Em 2014, o Ministério do Clima anunciou que seriam
construídas mais represas para proteger o Zimbábue contra a incerteza
climática, mas recomendou aos consumidores industriais de eletricidade que
construíssem suas próprias usinas geradoras de energia. Na falta desses
geradores privados de energia, a represa de Batoka é apresentada como a solução
definitiva para o déficit energético, apesar das advertências de que o projeto
poderia apresentar seus próprios problemas, já que não considera a futura
realidade relacionada com o clima.
Peter Bosshard, diretor interino da International
Rivers, afirma que a bacia do Zambeze tem um dos climas mais variáveis do
mundo, o que aumentará os riscos hidrológicos da represa. “O Grupo
intergovernamental de Especialistas sobre Mudança Climática (IPCC) alertou que
o Zambeze pode sofrer o pior impacto climático possível entre as onze
principais bacias fluviais da África”, afirmou à IPS. “Numerosos estudos
calculam que o caudal do rio Zambeze diminuirá entre 26% e 40% até 2050. Apesar
desses graves prognósticos, a represa proposta de Batoka não foi avaliada em
relação aos riscos da mudança climática”, acrescentou.
Porém, Hodson Makurira, hidrólogo da Universidade
de Zimbábue, discorda dessa opinião. “Isso seria uma simplificação excessiva de
uma projeção complicada e altamente incerta de fatos futuros”, enfatizou à IPS.
“Os mesmos prognósticos de mudança climática preveem aumento dos eventos
extremos, secas e inundações. Então você iria querer captar a maior quantidade
de água procedente das inundações para maior armazenamento. Isso leva a uma
amortização contra os períodos de vazão baixa”, pontuou o especialista.
Segundo Makurira, “ninguém sabe com exatidão a
redução dos caudais devido à mudança climática, por isso a construção de
represas ainda pode ter sentido econômico”.

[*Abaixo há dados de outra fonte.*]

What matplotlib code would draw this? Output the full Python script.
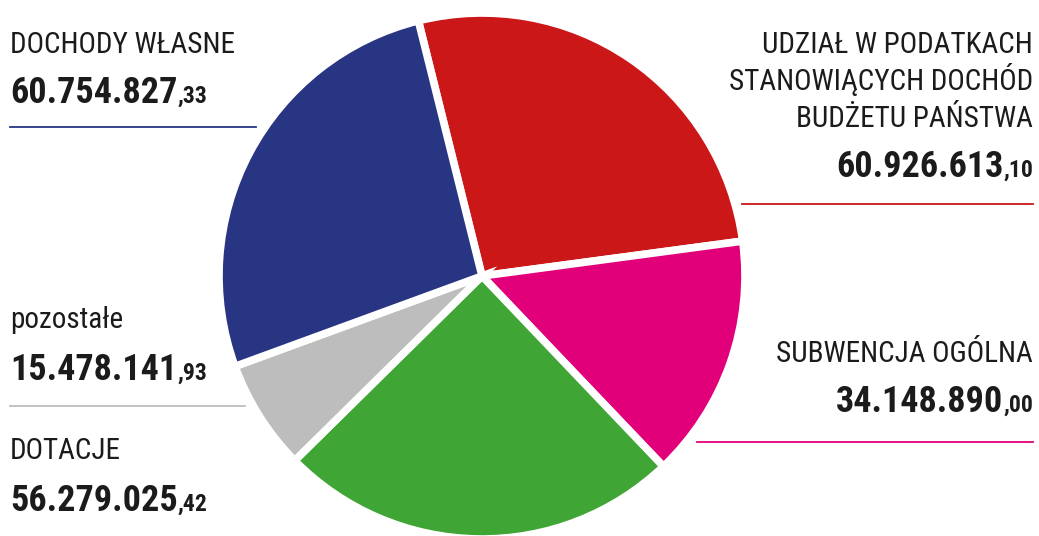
import matplotlib
matplotlib.use("Agg")
import matplotlib.pyplot as plt

# dane
labels = ["UDZIAŁ W PODATKACH\nSTANOWIĄCYCH DOCHÓD\nBUDŻETU PAŃSTWA",
          "SUBWENCJA OGÓLNA", "DOTACJE", "pozostałe", "DOCHODY WŁASNE"]
values = [60926613.10, 34148890.00, 56279025.42, 15478141.93, 60754827.33]
colors = ["#cc1719", "#e2007a", "#3fa535", "#bdbdbd", "#283583"]

W, H = 1039, 536
FONT = ["Roboto Condensed", "Roboto", "DejaVu Sans"]
INK = "#1b1b1b"

fig = plt.figure(figsize=(W / 100, H / 100), dpi=100)
fig.patch.set_facecolor("white")


def fx(px):
    return px / W


def fy(py):
    return 1 - py / H


# kolo
cx, cy, r = 482, 276, 263
ax = fig.add_axes([fx(cx - r), fy(cy + r), 2 * r / W, 2 * r / H])
ax.pie(values, colors=colors, startangle=104, counterclock=False,
       wedgeprops=dict(edgecolor="white", linewidth=5.5))
ax.set_xlim(-1, 1)
ax.set_ylim(-1, 1)
ax.set_aspect("equal")
ax.axis("off")


def split(v):
    whole = int(v)
    cents = int(round((v - whole) * 100))
    return f"{whole:,}".replace(",", "."), f",{cents:02d}"


renderer = fig.canvas.get_renderer()
txt = dict(family=FONT, fontstretch="condensed", color=INK, va="baseline")


def amount(v, x, y, ha):
    main, dec = split(v)
    if ha == "left":
        t = fig.text(fx(x), fy(y), main, fontsize=26, fontweight="bold",
                     ha="left", **txt)
        bb = t.get_window_extent(renderer)
        fig.text(bb.x1 / W, fy(y), dec, fontsize=17, fontweight="bold",
                 ha="left", **txt)
    else:
        t = fig.text(fx(x), fy(y), dec, fontsize=17, fontweight="bold",
                     ha="right", **txt)
        bb = t.get_window_extent(renderer)
        fig.text(bb.x0 / W, fy(y), main, fontsize=26, fontweight="bold",
                 ha="right", **txt)


def label(s, x, y, ha, step=37):
    # kazda linia osobno, zeby trzymac odstepy
    for i, line in enumerate(s.split("\n")):
        fig.text(fx(x), fy(y + i * step), line, fontsize=21, ha=ha, **txt)


def rule(x0, x1, y, c):
    fig.add_artist(plt.Line2D([fx(x0), fx(x1)], [fy(y), fy(y)],
                              color=c, linewidth=1.3))


# prawa strona
label(labels[0], 1033, 53, "right")
amount(values[0], 1033, 177, "right")
rule(742, 1033, 204, colors[0])

label(labels[1], 1033, 362, "right")
amount(values[1], 1033, 412, "right")
rule(697, 1033, 442, colors[1])

# lewa strona
label(labels[4], 10, 53, "left")
amount(values[4], 10, 103, "left")
rule(10, 256, 127, colors[4])

label(labels[3], 10, 328, "left")
amount(values[3], 10, 380, "left")
rule(10, 245, 406, colors[3])

label(labels[2], 10, 459, "left")
amount(values[2], 10, 511, "left")

fig.savefig("out.png", dpi=100, facecolor="white")
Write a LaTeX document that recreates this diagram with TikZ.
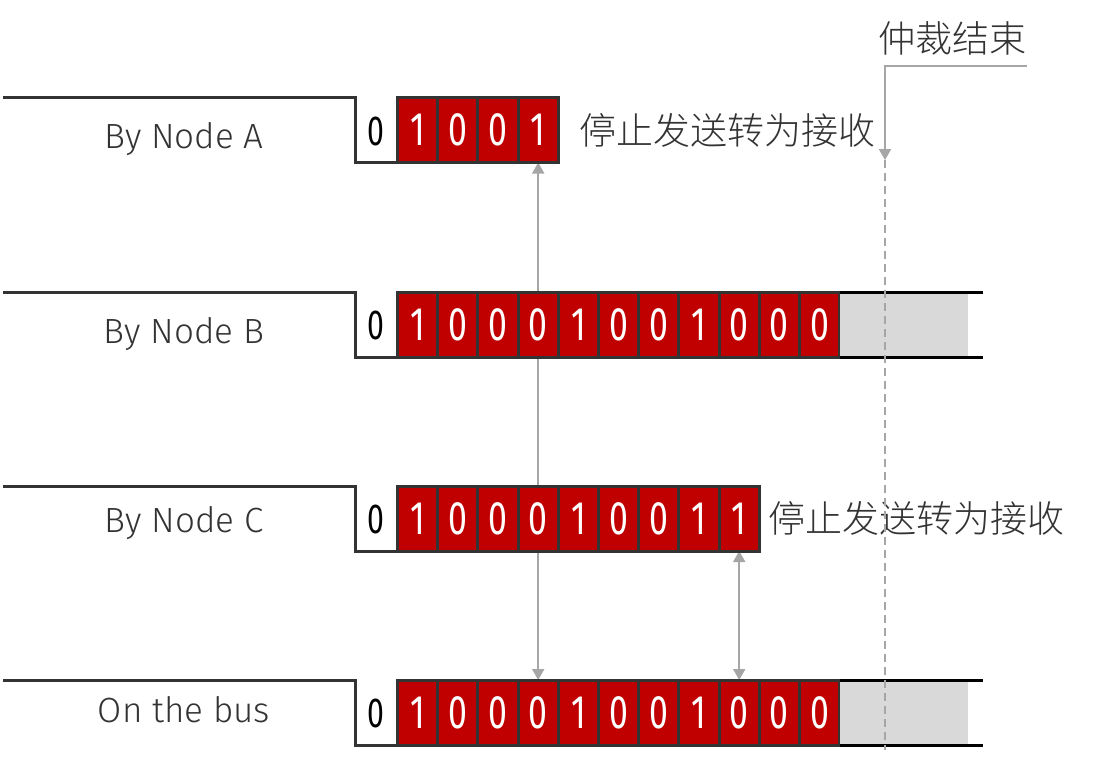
\documentclass[tikz,border=0pt]{standalone}
\usepackage{fontspec}
\IfFontExistsTF{Fira Sans Light}{\setmainfont{Fira Sans Light}}{\setmainfont{Fira Sans}}
\IfFontExistsTF{Noto Sans CJK SC Light}{\newfontfamily\cjk{Noto Sans CJK SC Light}}{\newfontfamily\cjk{Noto Sans CJK SC}}
\newfontfamily\digitfont[FakeStretch=0.72]{Fira Sans}
\usetikzlibrary{arrows.meta,positioning,backgrounds}
\definecolor{bitred}{HTML}{C00000}
\definecolor{edge}{HTML}{333333}
\definecolor{linkgray}{HTML}{A6A6A6}
\definecolor{idlegray}{HTML}{D9D9D9}

\tikzset{
  bit/.style={draw=edge, line width=3pt, fill=bitred, text=white, outer sep=0pt, inner sep=0pt,
    minimum width=40.2pt, minimum height=65pt, font=\digitfont\fontsize{47}{47}\selectfont},
  zerobit/.style={inner sep=0pt, text=black, font=\digitfont\fontsize{42}{42}\selectfont},
  rowlabel/.style={anchor=base, inner sep=0pt, text=edge, font=\fontsize{35}{35}\selectfont},
  signal/.style={draw=edge, line width=3pt},
  busline/.style={draw=black, line width=3pt},
  link/.style={draw=linkgray, line width=2pt},
  cjktext/.style={inner sep=0pt, text=edge, font=\cjk\fontsize{37}{37}\selectfont},
}

\begin{document}
\begin{tikzpicture}[x=1pt, y=-1pt, >={Triangle[width=12pt,length=11pt]}]
\useasboundingbox (0,0) rectangle (1094,760);
\def\cw{40.2}
\def\x0{397.5}
% one row per frame
\foreach \row/\y/\base/\lbl/\bits in {
    A/130/148/{By Node A}/{1,0,0,1},
    B/324.5/343/{By Node B}/{1,0,0,0,1,0,0,1,0,0,0},
    C/518.5/532/{By Node C}/{1,0,0,0,1,0,0,1,1},
    D/712.5/722/{On the bus}/{1,0,0,0,1,0,0,1,0,0,0}}{
  \draw[signal] (3,\y-32.5) -- (355,\y-32.5) -- (355,\y+32.5) -- (\x0,\y+32.5);
  \node[rowlabel] (lbl\row) at (184,\base) {\lbl};
  \node[zerobit] (zero\row) at (376,\y+1) {0};
  \foreach \b [count=\i] in \bits {
    \node[bit] (\row\i) at ({\x0+\cw*(\i-0.5)},\y) {\b};
  }
}
% idle bus after the frame
\foreach \row in {B,D}{
  \fill[idlegray] (\row11.north east) rectangle ([xshift=128pt]\row11.south east);
  \draw[busline] (\row11.north east) -- ++(143,0);
  \draw[busline] (\row11.south east) -- ++(143,0);
}
\begin{scope}[on background layer]
  \draw[link,<->] (A4.south) -- (D4.north);
  \draw[link,<->] (C9.south) -- (D9.north);
\end{scope}
\node[cjktext, anchor=west, right=21pt of A4] (stopA) {停止发送转为接收};
\node[cjktext, anchor=west, right=9pt of C9] (stopC) {停止发送转为接收};
% end of arbitration
\node[cjktext, inner ysep=11pt, anchor=south east] (arb) at (1027,66) {仲裁结束};
\coordinate (arbend) at (885,160);
\coordinate (arbfoot) at (885,750);
\draw[link,->] (arb.south east) -| (arbend);
\draw[link, dash pattern=on 8pt off 5pt] (arbend) -- (arbfoot);
\end{tikzpicture}
\end{document}
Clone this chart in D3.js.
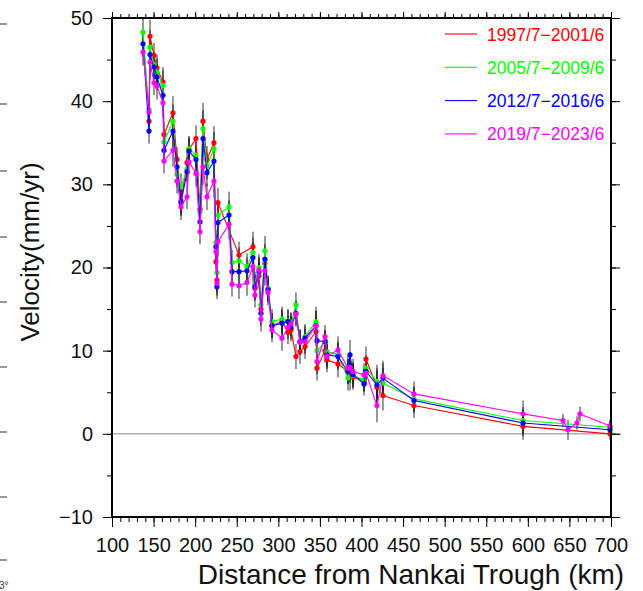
<!DOCTYPE html>
<html>
<head>
<meta charset="utf-8">
<script src="https://cdn.jsdelivr.net/npm/d3@7"></script>
<style>
  html, body { margin: 0; padding: 0; background: #fff; }
  svg { display: block; font-family: "Liberation Sans", Arial, Helvetica, sans-serif; }
</style>
</head>
<body>
<svg id="chart" width="643" height="591"></svg>
<script>
// ---- data ----
const distanceKm = [137.3,144.5,145.7,150.5,154.1,161.3,162.5,173.3,178.2,183.0,190.2,192.6,201.0,205.8,209.4,214.2,222.6,225.0,226.2,227.4,240.7,244.3,252.7,262.3,269.5,271.9,276.7,279.1,283.9,287.6,292.4,304.4,311.6,315.2,321.2,326.0,332.1,345.3,346.5,356.1,358.5,371.7,383.7,386.2,389.8,403.0,405.4,418.6,425.8,463.1,594.2,642.3,648.3,659.1,662.7,698.8];
const vel1997 = [null,37.6,47.8,45.5,44.0,42.3,36.0,38.6,33.0,28.0,32.6,34.2,35.5,27.0,37.6,33.0,35.0,20.7,18.5,27.8,null,null,21.5,null,22.5,17.5,19.0,15.0,20.5,17.5,13.0,13.5,12.2,12.5,9.3,9.9,10.5,12.3,7.9,10.0,8.9,8.4,7.5,7.0,6.8,6.5,9.0,5.6,4.6,3.4,0.9,null,null,null,null,0.0];
const vel2005 = [48.3,39.0,46.5,44.4,43.5,41.9,35.1,37.6,31.2,29.7,31.8,34.3,33.5,26.7,36.7,32.2,34.3,23.0,19.4,26.3,27.3,20.6,20.8,20.1,21.8,18.0,20.0,15.5,22.0,17.5,13.5,13.8,13.6,13.2,15.5,11.0,11.7,13.5,10.0,11.0,9.9,9.5,6.7,8.0,7.0,6.5,7.9,6.3,6.1,4.2,1.6,null,null,null,null,0.8];
const vel2012 = [46.9,36.4,45.6,44.1,42.9,40.7,34.1,36.4,32.1,27.8,31.5,34.0,33.0,25.5,35.5,31.4,32.8,22.5,17.7,25.4,26.3,19.5,19.5,19.6,21.2,17.7,19.5,14.5,21.0,17.3,13.0,13.3,13.5,12.8,14.5,11.1,11.5,13.0,11.2,11.1,9.5,9.3,7.5,9.5,7.1,6.0,7.5,5.9,6.7,4.0,1.3,null,null,null,null,0.5];
const vel2019 = [45.9,38.7,44.7,42.2,41.8,39.8,32.8,34.1,30.4,27.3,28.5,32.7,31.3,24.3,32.1,28.5,30.4,21.9,18.1,23.1,25.2,18.0,17.8,18.2,20.1,16.7,19.7,13.8,19.6,17.0,12.5,11.5,12.8,13.2,14.4,11.0,11.1,13.0,8.7,11.7,9.3,10.1,7.9,8.0,7.5,7.1,7.3,3.4,7.0,4.8,2.4,1.6,0.5,1.3,2.4,0.95];
const errorMm = [1.6,1.5,2.0,1.5,1.6,1.8,1.5,2.0,1.5,1.6,1.5,1.5,1.6,1.5,2.2,1.6,2.0,1.5,1.5,1.8,1.8,1.5,1.6,1.6,1.8,1.5,1.6,1.5,1.8,1.5,1.5,1.5,1.4,1.4,1.5,1.5,1.5,1.8,1.5,1.4,1.5,1.6,1.5,1.8,1.5,1.4,1.5,2.0,1.8,1.5,1.6,0.8,1.2,0.8,0.9,0.7];
const seriesLabels = ["1997/7\u22122001/6","2005/7\u22122009/6","2012/7\u22122016/6","2019/7\u22122023/6"];
const seriesColors = ["#ff0000","#00ff00","#0000ff","#ff00ff"];
const xMajorTicks = [100,150,200,250,300,350,400,450,500,550,600,650,700];
const yMajorTicks = [-10,0,10,20,30,40,50];

// ---- layout ----
const svg = d3.select("#chart");
const X0 = 112, X1 = 611, Y0 = 18, Y1 = 517;
const x = d3.scaleLinear().domain([100,700]).range([X0,X1]);
const y = d3.scaleLinear().domain([-10,50]).range([Y1,Y0]);
const seriesValues = [vel1997, vel2005, vel2012, vel2019];

// left-edge residual ticks (artefact in reference)
const g0 = svg.append("g");
[24,104,171,237,302,367,432,497,560].forEach(t => {
  g0.append("line").attr("x1",0).attr("x2",7).attr("y1",t).attr("y2",t).attr("stroke","#333").attr("stroke-width",1);
});
svg.append("text").attr("x",-1).attr("y",589).attr("font-size",10).attr("fill","#333").text("3°");

// zero line
svg.append("line").attr("x1",X0).attr("x2",X1+10).attr("y1",y(0)).attr("y2",y(0))
  .attr("stroke","#888").attr("stroke-width",1);

// error bars
const gErr = svg.append("g");
seriesValues.forEach(vals => {
  distanceKm.forEach((d,i) => {
    if (vals[i] == null) return;
    gErr.append("line")
      .attr("x1",x(d)).attr("x2",x(d))
      .attr("y1",y(vals[i]-errorMm[i])).attr("y2",y(vals[i]+errorMm[i]))
      .attr("stroke","#000").attr("stroke-opacity",0.45).attr("stroke-width",1.8);
  });
});

// lines + dots
seriesValues.forEach((vals, s) => {
  const pts = distanceKm.map((d,i) => ({x:d, v:vals[i]})).filter(p => p.v != null);
  svg.append("path").datum(pts)
    .attr("fill","none").attr("stroke",seriesColors[s]).attr("stroke-width",1.1)
    .attr("d", d3.line().x(p => x(p.x)).y(p => y(p.v)));
  svg.append("g").selectAll("circle").data(pts).enter().append("circle")
    .attr("cx", p => x(p.x)).attr("cy", p => y(p.v)).attr("r",2.6)
    .attr("fill",seriesColors[s]);
});

// axes
const font = "Liberation Sans, Arial, Helvetica, sans-serif";
function styleAxis(g){ g.select(".domain").remove(); g.selectAll("line").attr("stroke","#000").attr("stroke-width",1); g.selectAll("text").attr("font-family",font).attr("fill","#111"); }
const xMinor = d3.range(100,701,10);
const yMinor = d3.range(-10,51,5);

svg.append("g").attr("transform",`translate(0,${Y1})`)
  .call(d3.axisBottom(x).tickValues(xMinor).tickSize(5).tickFormat("")).call(styleAxis);
svg.append("g").attr("transform",`translate(0,${Y1})`)
  .call(d3.axisBottom(x).tickValues(xMajorTicks).tickSize(10).tickPadding(11).tickFormat(d3.format("d")))
  .call(styleAxis).selectAll("text").attr("font-size",20);
svg.append("g").attr("transform",`translate(0,${Y0})`)
  .call(d3.axisTop(x).tickValues(xMinor).tickSize(4).tickFormat("")).call(styleAxis);
svg.append("g").attr("transform",`translate(0,${Y0})`)
  .call(d3.axisTop(x).tickValues(xMajorTicks).tickSize(6).tickFormat("")).call(styleAxis);

svg.append("g").attr("transform",`translate(${X0},0)`)
  .call(d3.axisLeft(y).tickValues(yMinor).tickSize(5).tickFormat("")).call(styleAxis);
svg.append("g").attr("transform",`translate(${X0},0)`)
  .call(d3.axisLeft(y).tickValues(yMajorTicks).tickSize(9).tickPadding(10).tickFormat(d => d < 0 ? "\u2212" + Math.abs(d) : d))
  .call(styleAxis).selectAll("text").attr("font-size",20);
svg.append("g").attr("transform",`translate(${X1},0)`)
  .call(d3.axisRight(y).tickValues(yMinor).tickSize(5).tickFormat("")).call(styleAxis);
svg.append("g").attr("transform",`translate(${X1},0)`)
  .call(d3.axisRight(y).tickValues(yMajorTicks).tickSize(9).tickFormat("")).call(styleAxis);

// frame
svg.append("rect").attr("x",X0).attr("y",Y0).attr("width",X1-X0).attr("height",Y1-Y0)
  .attr("fill","none").attr("stroke","#000").attr("stroke-width",2);

// titles
svg.append("text").attr("x",411).attr("y",584).attr("text-anchor","middle")
  .attr("font-size",28).attr("fill","#111").text("Distance from Nankai Trough (km)");
svg.append("text").attr("transform","translate(39,252) rotate(-90)").attr("text-anchor","middle")
  .attr("font-size",26).attr("fill","#111").text("Velocity(mm/yr)");

// legend
const leg = svg.append("g");
seriesLabels.forEach((lab,i) => {
  const ly = 34 + i*33.3;
  leg.append("line").attr("x1",445).attr("x2",477).attr("y1",ly).attr("y2",ly)
    .attr("stroke",seriesColors[i]).attr("stroke-width",1.1);
  leg.append("text").attr("x",487).attr("y",ly+6.5).attr("font-size",17.5)
    .attr("fill",seriesColors[i]).text(lab);
});
</script>
</body>
</html>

Bosshard afirmou que o estudo de viabilidade do
projeto da represa data de 1993, “e as considerações sobre mudança climática
não foram integradas a ele”. E acrescentou que “o projeto se baseia nos dados
de caudais históricos, que não refletem realidades futuras. Os investidores,
financistas e contribuintes devem estar conscientes de que os estudos desse
projeto milionário em dólares superestima seriamente sua viabilidade
econômica”.
Mas, para o ministro Undenge, que sofre cada vez
mais pressão para resolver a crise energética do Zimbábue, nem o financiamento
e nem a mudança climática deterão o ambicioso projeto da represa de Batoka.